In 2004, Michaels decided that its deep experience as a housing partner to state and local housing agencies and HUD could be just the right springboard to become a partner with the U.S. Department of Defense, so they applied to rejuvenate and rebuild more than 1,500 dwelling units at Ft. Leavenworth and were selected for the job by the U.S. Army five years ago. Since then, Michaels Military Housing has added military housing makeovers at a couple more Arizona Army bases and has won management contracts with two Air Force housing and is currently in the running for one of the few military base housing privatization deals left to be awarded.

With 54 projects in development and a pipeline of 11,000 units today, Michaels Development defied the devastating economic downturn, experiencing the company’s best years ever in 2009 and 2010. In addition to 20 HOPE VI communities underway, the burgeoning Michaels Military Housing division recently took over the management of 4,214 units at Fort Benning in Georgia.

Michaels Development Company is working on seven developments using $43 million in federal stimulus funds, awarded this year under the American Recovery and Reinvestment Act that was approved in February 2009. Eight million of those dollars will go to the rehab of the 71-year-old Frank Berry Courts, which houses more than 100 families, into energy efficient apartments. That project broke ground in October. “When we started it in Meridian, Miss., 350 people showed up for the first construction meeting. So, in the affordable housing business, the money is putting people to work,” Levitt proudly reported.
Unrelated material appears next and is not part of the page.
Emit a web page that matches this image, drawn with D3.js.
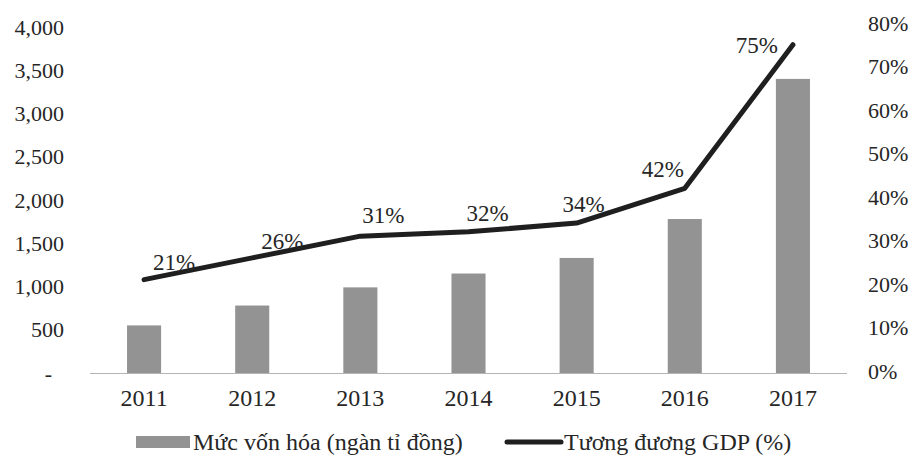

But, perhaps the most important ingredient in the mix that makes The Michaels Organization an award-winning company is love.

“Some people have been with me 30 years. Half the people have probably worked here 15 years or more because everybody loves it and it’s a family,” said The Michaels Organization’s founder, adding that he is so proud of the talented team he has been able to assemble and their commitment to “doing well by doing good.”

“We have really been able to give back to society by providing housing for thousands of people who would not have adequate housing if we have not done our job,” Levitt said.